Слышат ли? Почти всегда слышат – я это знаю, я это чувствую. Может быть, они уже устали от нас, как от мухи: "ну, дайте им что-нибудь еще, дайте им закон о культуре, может, год помолчат". "Уже Год театра дали, дайте что-нибудь еще" – может быть, и так. Конечно же, мы далеки друг от друга, очень далеки. Чем мы занимаемся – для них просто смешно, нелепо. Вот "Иванова" я сегодня буду играть. Придет сюда представитель власти, чиновник и скажет: "А что он мучается? В чем проблема?" И он не поймет вообще. Но, тем не менее, Чехов про это писал.
- По вашему мнению, какие сейчас самые важные проблемы в сфере культуры?
- Есть целый клубок проблем. Они в большей степени могут разрешиться, когда будет принят закон о культуре – сейчас очень серьезные слушания идут и в Совете по культуре при президенте, и в Думе, там разные точки зрения. Но это важно. И я очень надеюсь, что это сдвинулось с места, потому что президент обратил внимание на то, что уже столько лет не может приняться закон, и культура должна быть выделена из сферы обслуживания.

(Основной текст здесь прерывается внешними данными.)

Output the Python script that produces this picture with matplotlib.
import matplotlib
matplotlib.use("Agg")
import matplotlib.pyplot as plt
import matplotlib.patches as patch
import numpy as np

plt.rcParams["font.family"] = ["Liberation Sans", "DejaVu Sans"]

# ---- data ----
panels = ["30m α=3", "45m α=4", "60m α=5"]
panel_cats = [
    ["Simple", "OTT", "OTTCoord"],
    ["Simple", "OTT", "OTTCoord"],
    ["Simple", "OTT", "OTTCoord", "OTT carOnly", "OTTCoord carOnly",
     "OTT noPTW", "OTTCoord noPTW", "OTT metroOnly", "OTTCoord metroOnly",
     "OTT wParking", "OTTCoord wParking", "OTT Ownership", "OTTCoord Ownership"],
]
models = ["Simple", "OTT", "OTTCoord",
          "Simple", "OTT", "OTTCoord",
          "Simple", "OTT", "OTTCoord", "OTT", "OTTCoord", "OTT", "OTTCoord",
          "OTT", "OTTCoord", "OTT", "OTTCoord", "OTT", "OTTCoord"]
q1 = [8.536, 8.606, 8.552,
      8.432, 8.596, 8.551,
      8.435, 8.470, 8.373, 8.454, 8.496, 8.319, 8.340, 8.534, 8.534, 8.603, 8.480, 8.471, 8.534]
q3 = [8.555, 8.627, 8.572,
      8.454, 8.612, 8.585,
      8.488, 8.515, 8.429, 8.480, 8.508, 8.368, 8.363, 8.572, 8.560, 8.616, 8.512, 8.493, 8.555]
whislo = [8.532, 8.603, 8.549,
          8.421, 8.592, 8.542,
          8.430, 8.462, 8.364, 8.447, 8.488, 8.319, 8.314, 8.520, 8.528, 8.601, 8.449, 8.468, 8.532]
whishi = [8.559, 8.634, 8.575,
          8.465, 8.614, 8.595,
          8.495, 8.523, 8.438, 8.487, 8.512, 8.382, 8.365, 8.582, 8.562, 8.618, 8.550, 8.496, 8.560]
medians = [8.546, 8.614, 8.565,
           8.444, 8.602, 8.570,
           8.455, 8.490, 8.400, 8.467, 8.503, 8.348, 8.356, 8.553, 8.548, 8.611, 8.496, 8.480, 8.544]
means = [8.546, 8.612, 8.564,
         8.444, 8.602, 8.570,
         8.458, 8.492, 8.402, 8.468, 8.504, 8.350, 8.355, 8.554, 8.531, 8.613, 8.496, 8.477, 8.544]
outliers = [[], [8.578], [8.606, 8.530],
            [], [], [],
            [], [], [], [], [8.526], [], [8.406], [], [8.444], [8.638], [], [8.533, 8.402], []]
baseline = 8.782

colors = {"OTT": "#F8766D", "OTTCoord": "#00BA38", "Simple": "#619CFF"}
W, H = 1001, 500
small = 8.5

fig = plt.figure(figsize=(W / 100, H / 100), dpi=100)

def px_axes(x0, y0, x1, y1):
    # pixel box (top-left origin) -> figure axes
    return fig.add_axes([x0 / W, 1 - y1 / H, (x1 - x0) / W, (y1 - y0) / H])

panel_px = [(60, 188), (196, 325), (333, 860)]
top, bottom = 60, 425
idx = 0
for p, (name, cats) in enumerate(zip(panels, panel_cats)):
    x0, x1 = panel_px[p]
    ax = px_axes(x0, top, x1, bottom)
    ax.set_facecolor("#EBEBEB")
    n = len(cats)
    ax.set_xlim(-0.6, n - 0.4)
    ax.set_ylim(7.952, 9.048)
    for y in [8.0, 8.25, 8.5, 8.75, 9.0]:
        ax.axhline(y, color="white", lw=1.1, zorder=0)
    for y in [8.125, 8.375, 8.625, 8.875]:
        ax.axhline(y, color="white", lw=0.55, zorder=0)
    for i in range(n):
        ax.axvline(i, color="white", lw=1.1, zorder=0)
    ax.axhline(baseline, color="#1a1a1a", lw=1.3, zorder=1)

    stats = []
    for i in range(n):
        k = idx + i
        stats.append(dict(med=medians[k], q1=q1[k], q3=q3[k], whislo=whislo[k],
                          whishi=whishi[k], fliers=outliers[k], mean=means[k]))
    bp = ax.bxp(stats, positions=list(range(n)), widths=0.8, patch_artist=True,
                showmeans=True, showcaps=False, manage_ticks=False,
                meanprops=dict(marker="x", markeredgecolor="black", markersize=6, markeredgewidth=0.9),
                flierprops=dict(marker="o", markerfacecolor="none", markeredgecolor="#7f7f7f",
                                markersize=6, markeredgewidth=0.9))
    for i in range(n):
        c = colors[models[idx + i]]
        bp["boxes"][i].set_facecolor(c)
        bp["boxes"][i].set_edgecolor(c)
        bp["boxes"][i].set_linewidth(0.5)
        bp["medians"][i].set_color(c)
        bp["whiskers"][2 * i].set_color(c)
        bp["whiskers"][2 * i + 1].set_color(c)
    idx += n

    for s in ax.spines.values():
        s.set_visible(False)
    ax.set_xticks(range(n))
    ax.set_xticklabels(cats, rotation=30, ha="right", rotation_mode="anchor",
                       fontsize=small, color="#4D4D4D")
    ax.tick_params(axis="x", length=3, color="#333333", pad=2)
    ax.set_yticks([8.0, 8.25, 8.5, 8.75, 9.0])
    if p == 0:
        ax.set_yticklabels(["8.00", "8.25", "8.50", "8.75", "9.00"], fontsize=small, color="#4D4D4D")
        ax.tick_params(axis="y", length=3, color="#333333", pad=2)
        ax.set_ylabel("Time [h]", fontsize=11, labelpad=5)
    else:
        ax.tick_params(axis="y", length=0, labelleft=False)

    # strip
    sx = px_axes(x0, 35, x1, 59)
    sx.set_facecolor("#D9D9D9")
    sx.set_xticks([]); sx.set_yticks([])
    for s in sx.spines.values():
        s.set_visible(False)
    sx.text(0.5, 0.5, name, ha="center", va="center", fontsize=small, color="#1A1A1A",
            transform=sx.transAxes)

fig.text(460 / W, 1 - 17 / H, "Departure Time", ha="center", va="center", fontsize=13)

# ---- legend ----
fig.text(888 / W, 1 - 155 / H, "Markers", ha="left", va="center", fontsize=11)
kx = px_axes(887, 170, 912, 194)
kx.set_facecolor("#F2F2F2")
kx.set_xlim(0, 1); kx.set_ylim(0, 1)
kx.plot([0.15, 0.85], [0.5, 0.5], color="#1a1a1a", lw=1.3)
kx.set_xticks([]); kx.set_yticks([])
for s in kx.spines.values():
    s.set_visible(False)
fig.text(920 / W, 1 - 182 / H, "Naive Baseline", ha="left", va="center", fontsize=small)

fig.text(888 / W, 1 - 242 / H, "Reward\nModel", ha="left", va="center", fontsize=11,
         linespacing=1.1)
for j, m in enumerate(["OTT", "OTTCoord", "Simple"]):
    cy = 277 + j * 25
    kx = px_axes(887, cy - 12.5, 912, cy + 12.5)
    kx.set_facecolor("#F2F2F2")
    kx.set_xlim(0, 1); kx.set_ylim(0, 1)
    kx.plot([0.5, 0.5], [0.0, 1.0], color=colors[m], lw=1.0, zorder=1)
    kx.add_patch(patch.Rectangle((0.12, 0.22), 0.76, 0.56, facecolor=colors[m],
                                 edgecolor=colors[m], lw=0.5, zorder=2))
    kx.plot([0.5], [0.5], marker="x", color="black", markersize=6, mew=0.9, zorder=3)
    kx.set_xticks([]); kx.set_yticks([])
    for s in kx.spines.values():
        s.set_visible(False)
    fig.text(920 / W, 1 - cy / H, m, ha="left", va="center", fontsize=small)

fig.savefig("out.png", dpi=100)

Там целый комплекс вещей, которые, конечно же, надо менять. Когда-то в 90-х годах эти законы были в принципе неплохие, но уже столько времени прошло, что это невозможно стало, смешно, нелепо. И почему мы должны подделываться под законы, которые распространяются на фабрики, заводы, железную дорогу – непонятно. Доходит до полнейшего абсурда, практически, как в монологе Райкина – "сколько фуэте должна балерина сделать", и они ещё должны быть посчитаны и задокументированы.

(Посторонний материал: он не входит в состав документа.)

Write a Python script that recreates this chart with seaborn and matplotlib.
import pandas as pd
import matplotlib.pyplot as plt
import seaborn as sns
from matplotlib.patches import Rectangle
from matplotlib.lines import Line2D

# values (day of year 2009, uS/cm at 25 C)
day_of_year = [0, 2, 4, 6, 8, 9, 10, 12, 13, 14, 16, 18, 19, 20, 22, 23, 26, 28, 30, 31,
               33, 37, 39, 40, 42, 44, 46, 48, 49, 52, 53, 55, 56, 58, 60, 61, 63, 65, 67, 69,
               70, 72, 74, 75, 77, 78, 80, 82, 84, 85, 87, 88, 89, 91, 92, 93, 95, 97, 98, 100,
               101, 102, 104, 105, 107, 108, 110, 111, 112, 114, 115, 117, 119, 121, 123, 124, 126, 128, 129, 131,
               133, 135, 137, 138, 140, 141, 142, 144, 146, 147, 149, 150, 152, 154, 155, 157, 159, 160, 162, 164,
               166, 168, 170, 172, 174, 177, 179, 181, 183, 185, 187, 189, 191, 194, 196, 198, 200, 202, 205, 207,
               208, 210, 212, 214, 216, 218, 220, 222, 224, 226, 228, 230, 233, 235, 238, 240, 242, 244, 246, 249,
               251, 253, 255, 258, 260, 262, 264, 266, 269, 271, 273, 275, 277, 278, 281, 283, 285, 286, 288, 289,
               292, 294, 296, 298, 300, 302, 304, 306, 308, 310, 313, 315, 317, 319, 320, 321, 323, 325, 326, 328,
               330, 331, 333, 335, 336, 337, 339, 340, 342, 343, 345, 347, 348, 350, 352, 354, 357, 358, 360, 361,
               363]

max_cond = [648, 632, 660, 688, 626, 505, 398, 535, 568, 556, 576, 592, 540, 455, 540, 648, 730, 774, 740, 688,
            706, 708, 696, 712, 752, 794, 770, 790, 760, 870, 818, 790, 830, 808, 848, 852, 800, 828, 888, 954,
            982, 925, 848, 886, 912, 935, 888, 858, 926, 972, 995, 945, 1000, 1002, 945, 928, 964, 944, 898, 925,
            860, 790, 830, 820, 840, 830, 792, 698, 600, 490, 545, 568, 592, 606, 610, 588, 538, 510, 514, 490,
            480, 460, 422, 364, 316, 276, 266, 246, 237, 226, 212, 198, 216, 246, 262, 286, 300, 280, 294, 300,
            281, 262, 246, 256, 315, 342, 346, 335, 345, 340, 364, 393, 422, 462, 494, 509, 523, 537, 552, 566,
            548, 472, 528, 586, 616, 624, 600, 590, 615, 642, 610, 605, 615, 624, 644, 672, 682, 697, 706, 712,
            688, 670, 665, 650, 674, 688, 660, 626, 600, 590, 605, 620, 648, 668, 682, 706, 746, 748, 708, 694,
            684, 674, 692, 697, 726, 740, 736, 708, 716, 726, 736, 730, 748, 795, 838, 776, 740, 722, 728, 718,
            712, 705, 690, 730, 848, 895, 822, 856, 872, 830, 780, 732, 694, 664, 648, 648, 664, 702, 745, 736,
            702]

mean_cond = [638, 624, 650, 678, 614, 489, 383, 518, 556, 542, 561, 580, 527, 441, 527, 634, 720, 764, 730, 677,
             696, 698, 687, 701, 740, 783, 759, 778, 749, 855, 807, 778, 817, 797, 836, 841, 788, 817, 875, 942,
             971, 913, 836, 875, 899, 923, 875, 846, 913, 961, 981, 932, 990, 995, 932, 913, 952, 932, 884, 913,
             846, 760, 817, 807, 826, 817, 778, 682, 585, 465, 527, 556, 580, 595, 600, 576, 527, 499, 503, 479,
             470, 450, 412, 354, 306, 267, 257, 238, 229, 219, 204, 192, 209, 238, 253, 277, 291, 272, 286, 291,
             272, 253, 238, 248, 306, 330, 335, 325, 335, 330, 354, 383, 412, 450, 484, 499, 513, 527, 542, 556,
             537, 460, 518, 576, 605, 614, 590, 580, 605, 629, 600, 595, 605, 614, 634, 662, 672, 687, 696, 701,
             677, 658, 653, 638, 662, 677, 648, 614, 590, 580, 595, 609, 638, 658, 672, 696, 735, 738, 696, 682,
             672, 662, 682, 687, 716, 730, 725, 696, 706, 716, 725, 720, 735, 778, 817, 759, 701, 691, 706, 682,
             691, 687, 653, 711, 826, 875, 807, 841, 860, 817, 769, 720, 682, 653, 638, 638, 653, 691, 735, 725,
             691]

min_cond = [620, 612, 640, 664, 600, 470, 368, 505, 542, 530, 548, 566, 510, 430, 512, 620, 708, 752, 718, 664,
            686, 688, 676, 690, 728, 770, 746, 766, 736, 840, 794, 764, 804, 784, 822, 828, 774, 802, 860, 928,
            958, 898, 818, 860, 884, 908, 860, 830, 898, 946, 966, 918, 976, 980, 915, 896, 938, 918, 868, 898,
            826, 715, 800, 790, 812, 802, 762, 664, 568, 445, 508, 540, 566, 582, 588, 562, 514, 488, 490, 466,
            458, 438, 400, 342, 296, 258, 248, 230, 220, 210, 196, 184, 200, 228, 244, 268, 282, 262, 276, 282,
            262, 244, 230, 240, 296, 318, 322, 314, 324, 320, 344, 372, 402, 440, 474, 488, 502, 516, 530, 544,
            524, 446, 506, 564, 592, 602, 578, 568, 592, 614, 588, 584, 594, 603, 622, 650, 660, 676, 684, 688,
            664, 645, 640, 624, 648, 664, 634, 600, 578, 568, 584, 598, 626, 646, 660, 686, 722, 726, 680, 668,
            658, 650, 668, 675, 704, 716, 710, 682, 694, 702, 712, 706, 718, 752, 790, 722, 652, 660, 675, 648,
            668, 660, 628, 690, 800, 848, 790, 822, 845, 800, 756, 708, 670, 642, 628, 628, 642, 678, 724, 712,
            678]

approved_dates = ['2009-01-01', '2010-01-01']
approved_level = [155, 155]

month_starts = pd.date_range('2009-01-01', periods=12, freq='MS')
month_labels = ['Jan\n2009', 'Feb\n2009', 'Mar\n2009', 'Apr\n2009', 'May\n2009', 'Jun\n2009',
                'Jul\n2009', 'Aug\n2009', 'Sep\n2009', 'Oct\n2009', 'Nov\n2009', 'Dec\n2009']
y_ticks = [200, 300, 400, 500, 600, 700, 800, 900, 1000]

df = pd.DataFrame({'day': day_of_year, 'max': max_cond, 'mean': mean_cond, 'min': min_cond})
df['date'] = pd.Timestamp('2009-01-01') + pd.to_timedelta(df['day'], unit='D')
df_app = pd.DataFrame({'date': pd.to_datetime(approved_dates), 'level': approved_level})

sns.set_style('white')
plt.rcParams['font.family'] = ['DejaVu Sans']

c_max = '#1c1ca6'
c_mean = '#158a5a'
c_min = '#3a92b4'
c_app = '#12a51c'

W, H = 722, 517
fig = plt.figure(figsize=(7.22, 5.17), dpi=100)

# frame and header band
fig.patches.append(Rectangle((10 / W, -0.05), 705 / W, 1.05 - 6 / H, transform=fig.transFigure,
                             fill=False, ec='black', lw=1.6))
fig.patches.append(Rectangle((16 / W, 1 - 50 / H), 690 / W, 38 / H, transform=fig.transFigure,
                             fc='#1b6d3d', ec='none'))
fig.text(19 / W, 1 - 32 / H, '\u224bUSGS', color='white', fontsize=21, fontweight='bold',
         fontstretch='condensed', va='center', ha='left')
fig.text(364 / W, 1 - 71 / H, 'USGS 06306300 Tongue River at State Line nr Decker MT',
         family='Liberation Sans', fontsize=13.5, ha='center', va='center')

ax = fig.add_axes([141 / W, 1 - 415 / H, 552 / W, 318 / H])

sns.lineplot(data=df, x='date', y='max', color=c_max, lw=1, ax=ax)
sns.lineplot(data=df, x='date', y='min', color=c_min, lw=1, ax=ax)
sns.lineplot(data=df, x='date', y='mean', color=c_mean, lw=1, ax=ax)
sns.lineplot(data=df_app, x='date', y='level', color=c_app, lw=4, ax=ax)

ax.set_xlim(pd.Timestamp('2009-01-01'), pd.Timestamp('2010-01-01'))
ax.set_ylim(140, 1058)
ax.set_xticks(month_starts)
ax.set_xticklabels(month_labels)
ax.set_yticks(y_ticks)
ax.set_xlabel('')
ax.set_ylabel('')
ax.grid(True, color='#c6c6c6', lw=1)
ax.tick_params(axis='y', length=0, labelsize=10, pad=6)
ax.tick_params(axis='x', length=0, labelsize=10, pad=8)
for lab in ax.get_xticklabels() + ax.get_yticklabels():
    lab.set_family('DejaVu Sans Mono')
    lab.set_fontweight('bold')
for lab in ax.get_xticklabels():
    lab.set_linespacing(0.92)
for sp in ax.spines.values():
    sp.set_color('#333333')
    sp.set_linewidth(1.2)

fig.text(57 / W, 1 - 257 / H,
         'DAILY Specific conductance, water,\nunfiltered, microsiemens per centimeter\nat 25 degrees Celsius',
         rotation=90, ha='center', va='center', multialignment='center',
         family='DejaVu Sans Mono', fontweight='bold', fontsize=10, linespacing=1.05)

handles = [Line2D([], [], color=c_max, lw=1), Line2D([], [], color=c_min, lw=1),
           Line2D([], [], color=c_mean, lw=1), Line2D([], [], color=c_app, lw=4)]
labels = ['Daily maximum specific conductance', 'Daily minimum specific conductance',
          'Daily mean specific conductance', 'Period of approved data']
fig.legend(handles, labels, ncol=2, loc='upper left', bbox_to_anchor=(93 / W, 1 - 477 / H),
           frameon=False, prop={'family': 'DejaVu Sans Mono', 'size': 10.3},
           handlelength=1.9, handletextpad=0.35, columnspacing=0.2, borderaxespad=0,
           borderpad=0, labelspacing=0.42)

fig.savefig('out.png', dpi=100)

- Вы сами сталкивались с негативными отголосками нынешнего законодательства в сфере культуры?
- К нам пришли не так давно, - мне показала Ревякина (Мария Ревякина, директор "Театра Наций" - ИФ) таблицы: сколько слов артист говорит в минуту. Они должны рассчитать все – я их понимаю, это же министерство финансов. Но вот до такого бреда доходит. А если я возьму паузу – у меня сейчас вдохновение - я возьму паузу: зал в это время замрет, а минута пройдет, и я не скажу 30 слов – меня оштрафуют. После этого должна уйти докладная наверх: Миронов молчал минуту.